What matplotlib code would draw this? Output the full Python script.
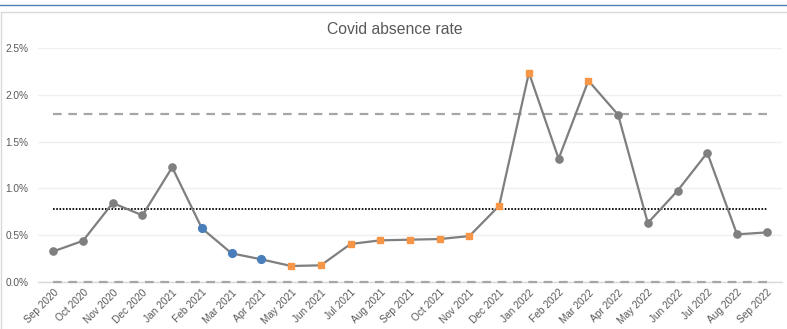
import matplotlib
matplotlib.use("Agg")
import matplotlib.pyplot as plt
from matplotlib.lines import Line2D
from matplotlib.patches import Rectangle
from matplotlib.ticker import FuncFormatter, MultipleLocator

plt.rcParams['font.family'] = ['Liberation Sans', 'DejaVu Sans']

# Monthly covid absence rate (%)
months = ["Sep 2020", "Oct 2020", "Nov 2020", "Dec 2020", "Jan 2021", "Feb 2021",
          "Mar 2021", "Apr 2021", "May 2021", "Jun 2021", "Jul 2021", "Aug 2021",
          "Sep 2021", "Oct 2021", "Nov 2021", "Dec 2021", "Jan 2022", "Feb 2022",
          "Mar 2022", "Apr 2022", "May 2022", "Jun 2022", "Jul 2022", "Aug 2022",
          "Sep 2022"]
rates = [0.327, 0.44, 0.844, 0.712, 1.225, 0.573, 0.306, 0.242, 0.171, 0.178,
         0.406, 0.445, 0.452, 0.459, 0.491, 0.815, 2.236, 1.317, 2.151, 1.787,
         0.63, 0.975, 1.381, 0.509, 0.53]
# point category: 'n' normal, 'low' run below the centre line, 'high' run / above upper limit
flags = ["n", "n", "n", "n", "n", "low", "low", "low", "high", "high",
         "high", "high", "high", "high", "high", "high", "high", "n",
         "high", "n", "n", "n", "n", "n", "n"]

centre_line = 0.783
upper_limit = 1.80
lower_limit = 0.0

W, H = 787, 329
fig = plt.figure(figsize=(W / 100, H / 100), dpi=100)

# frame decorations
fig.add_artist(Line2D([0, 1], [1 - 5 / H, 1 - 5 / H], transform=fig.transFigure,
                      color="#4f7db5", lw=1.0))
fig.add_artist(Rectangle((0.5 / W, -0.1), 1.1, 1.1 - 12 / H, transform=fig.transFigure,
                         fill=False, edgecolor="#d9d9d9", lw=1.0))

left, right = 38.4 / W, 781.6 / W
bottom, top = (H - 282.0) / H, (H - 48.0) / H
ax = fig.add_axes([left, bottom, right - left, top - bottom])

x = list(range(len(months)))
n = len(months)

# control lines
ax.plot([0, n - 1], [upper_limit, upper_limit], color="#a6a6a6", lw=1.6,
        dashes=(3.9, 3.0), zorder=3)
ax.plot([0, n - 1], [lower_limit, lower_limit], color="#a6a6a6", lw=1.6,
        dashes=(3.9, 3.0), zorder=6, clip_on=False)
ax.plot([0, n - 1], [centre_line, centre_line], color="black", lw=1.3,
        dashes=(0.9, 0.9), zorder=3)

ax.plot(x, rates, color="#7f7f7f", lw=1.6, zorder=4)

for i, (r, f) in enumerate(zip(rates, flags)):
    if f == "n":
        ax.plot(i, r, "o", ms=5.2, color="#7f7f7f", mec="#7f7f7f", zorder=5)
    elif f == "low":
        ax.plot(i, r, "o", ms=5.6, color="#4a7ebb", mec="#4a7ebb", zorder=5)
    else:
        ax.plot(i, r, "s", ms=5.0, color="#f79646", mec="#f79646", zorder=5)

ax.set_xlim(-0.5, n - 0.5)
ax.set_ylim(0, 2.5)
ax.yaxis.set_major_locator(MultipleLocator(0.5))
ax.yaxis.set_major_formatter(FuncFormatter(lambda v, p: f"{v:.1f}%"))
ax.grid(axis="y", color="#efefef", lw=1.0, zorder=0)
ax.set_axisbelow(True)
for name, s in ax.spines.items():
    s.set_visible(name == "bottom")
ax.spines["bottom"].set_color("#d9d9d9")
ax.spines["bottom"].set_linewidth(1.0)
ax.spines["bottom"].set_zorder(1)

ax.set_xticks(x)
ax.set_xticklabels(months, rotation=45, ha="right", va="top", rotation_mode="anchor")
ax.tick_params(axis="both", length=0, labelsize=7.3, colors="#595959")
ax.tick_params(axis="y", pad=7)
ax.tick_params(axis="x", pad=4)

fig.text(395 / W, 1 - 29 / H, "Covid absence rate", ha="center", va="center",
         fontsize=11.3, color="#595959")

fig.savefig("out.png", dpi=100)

○ ○ ○ ○ ○

**Your goal**
Please write out all the data again word for word, but not the pictures.

**Task output**
What matplotlib code would draw this? Output the full Python script.
import matplotlib
matplotlib.use("Agg")
import matplotlib.pyplot as plt
from matplotlib.lines import Line2D
from matplotlib.patches import Rectangle
from matplotlib.ticker import FuncFormatter, MultipleLocator

plt.rcParams['font.family'] = ['Liberation Sans', 'DejaVu Sans']

# Monthly covid absence rate (%)
months = ["Sep 2020", "Oct 2020", "Nov 2020", "Dec 2020", "Jan 2021", "Feb 2021",
          "Mar 2021", "Apr 2021", "May 2021", "Jun 2021", "Jul 2021", "Aug 2021",
          "Sep 2021", "Oct 2021", "Nov 2021", "Dec 2021", "Jan 2022", "Feb 2022",
          "Mar 2022", "Apr 2022", "May 2022", "Jun 2022", "Jul 2022", "Aug 2022",
          "Sep 2022"]
rates = [0.327, 0.44, 0.844, 0.712, 1.225, 0.573, 0.306, 0.242, 0.171, 0.178,
         0.406, 0.445, 0.452, 0.459, 0.491, 0.815, 2.236, 1.317, 2.151, 1.787,
         0.63, 0.975, 1.381, 0.509, 0.53]
# point category: 'n' normal, 'low' run below the centre line, 'high' run / above upper limit
flags = ["n", "n", "n", "n", "n", "low", "low", "low", "high", "high",
         "high", "high", "high", "high", "high", "high", "high", "n",
         "high", "n", "n", "n", "n", "n", "n"]

centre_line = 0.783
upper_limit = 1.80
lower_limit = 0.0

W, H = 787, 329
fig = plt.figure(figsize=(W / 100, H / 100), dpi=100)

# frame decorations
fig.add_artist(Line2D([0, 1], [1 - 5 / H, 1 - 5 / H], transform=fig.transFigure,
                      color="#4f7db5", lw=1.0))
fig.add_artist(Rectangle((0.5 / W, -0.1), 1.1, 1.1 - 12 / H, transform=fig.transFigure,
                         fill=False, edgecolor="#d9d9d9", lw=1.0))

left, right = 38.4 / W, 781.6 / W
bottom, top = (H - 282.0) / H, (H - 48.0) / H
ax = fig.add_axes([left, bottom, right - left, top - bottom])

x = list(range(len(months)))
n = len(months)

# control lines
ax.plot([0, n - 1], [upper_limit, upper_limit], color="#a6a6a6", lw=1.6,
        dashes=(3.9, 3.0), zorder=3)
ax.plot([0, n - 1], [lower_limit, lower_limit], color="#a6a6a6", lw=1.6,
        dashes=(3.9, 3.0), zorder=6, clip_on=False)
ax.plot([0, n - 1], [centre_line, centre_line], color="black", lw=1.3,
        dashes=(0.9, 0.9), zorder=3)

ax.plot(x, rates, color="#7f7f7f", lw=1.6, zorder=4)

for i, (r, f) in enumerate(zip(rates, flags)):
    if f == "n":
        ax.plot(i, r, "o", ms=5.2, color="#7f7f7f", mec="#7f7f7f", zorder=5)
    elif f == "low":
        ax.plot(i, r, "o", ms=5.6, color="#4a7ebb", mec="#4a7ebb", zorder=5)
    else:
        ax.plot(i, r, "s", ms=5.0, color="#f79646", mec="#f79646", zorder=5)

ax.set_xlim(-0.5, n - 0.5)
ax.set_ylim(0, 2.5)
ax.yaxis.set_major_locator(MultipleLocator(0.5))
ax.yaxis.set_major_formatter(FuncFormatter(lambda v, p: f"{v:.1f}%"))
ax.grid(axis="y", color="#efefef", lw=1.0, zorder=0)
ax.set_axisbelow(True)
for name, s in ax.spines.items():
    s.set_visible(name == "bottom")
ax.spines["bottom"].set_color("#d9d9d9")
ax.spines["bottom"].set_linewidth(1.0)
ax.spines["bottom"].set_zorder(1)

ax.set_xticks(x)
ax.set_xticklabels(months, rotation=45, ha="right", va="top", rotation_mode="anchor")
ax.tick_params(axis="both", length=0, labelsize=7.3, colors="#595959")
ax.tick_params(axis="y", pad=7)
ax.tick_params(axis="x", pad=4)

fig.text(395 / W, 1 - 29 / H, "Covid absence rate", ha="center", va="center",
         fontsize=11.3, color="#595959")

fig.savefig("out.png", dpi=100)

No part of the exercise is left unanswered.